Generation X (1965-1980): This generation came after the Baby Boomers and is known for being more independent and adaptable. They grew up during a time of significant social and economic change, including the rise of technology.

Millennials (1981-1996): Also known as Generation Y, Millennials are often associated with the rise of the internet and technology. They tend to value work-life balance, diversity, and social responsibility.

Generation Z (1997-2012): This generation is the first to grow up with easy access to digital technology from a young age. They are often characterised by their digital nativeness, entrepreneurial spirit, and global perspective.

Generation Alpha (2013-2025): The term "Generation Alpha" is relatively new, it represents the newest generation. Since this generation is still very young, their characteristics and traits are still emerging


Different generations often communicate in distinct ways. While Baby Boomers may prefer face-to-face interactions, Millennials and Generation Z might favour digital communication channels. Bridging this gap requires encouraging open communication and embracing various communication tools to cater to diverse preferences. Moreover, each generation has been shaped by different societal, technological, and economic factors, influencing their approach to work.

Balancing traditional work habits with the tech-savvy and collaborative nature of younger generations can be a managerial challenge, demanding flexibility in work structures.

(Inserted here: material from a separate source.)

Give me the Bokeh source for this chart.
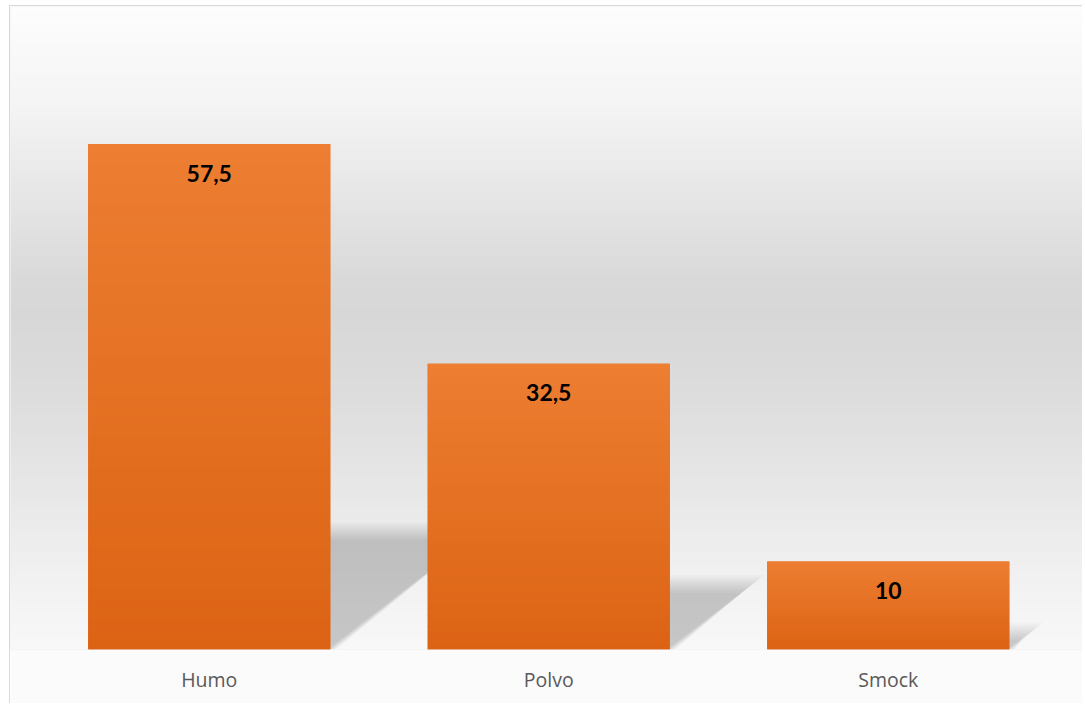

Resistance to change can be a common issue, particularly among older employees who may be accustomed to established processes and methodologies. Successfully managing this requires implementing change gradually and emphasizing the benefits of innovation and adaptation.


One of the most significant advantages of a multi-generational workforce is the potential for knowledge transfer. Older generations bring years of experience and institutional knowledge, which can be invaluable in mentoring and developing younger employees. A mix of generations fosters a diversity of perspectives, leading to more creative problem-solving and innovation. Different age groups approach challenges in unique ways, encouraging a dynamic and well-rounded work environment. Each generation tends to possess specific skills that can complement others. While older workers may excel in traditional skills, younger employees often bring digital literacy and a fresh perspective. Combining these strengths can lead to a more adaptable and competitive workforce. Furthermore, a multi-generational workforce promotes collaboration by encouraging employees to learn from each other. By breaking down generational divisions, teams can tap into a wealth of knowledge and skills, fostering a culture of continuous learning.

While managing a multi-generational workforce poses its challenges, the benefits far outweigh the difficulties. Organisations that embrace and leverage the diversity of their employees stand to gain a competitive edge in today's business environment. By fostering open communication, recognising and appreciating the unique strengths of each generation, and promoting collaboration, businesses can create a harmonious workplace where individuals of all ages thrive and contribute to collective success.

Guy Moreton, Founder and Executive-Chairman, comments;

Managing multigenerational workforces poses a variety of challenges, each generation has its preferred way of getting jobs done. As generations enter and leave the workforce, the way change is managed determines the success of the business. Change is inevitable, businesses need to use this as an opportunity to unite employees as opposed to segregating them. Use the skills of the younger generation and the experience of the older generations to allow them to work cohesively."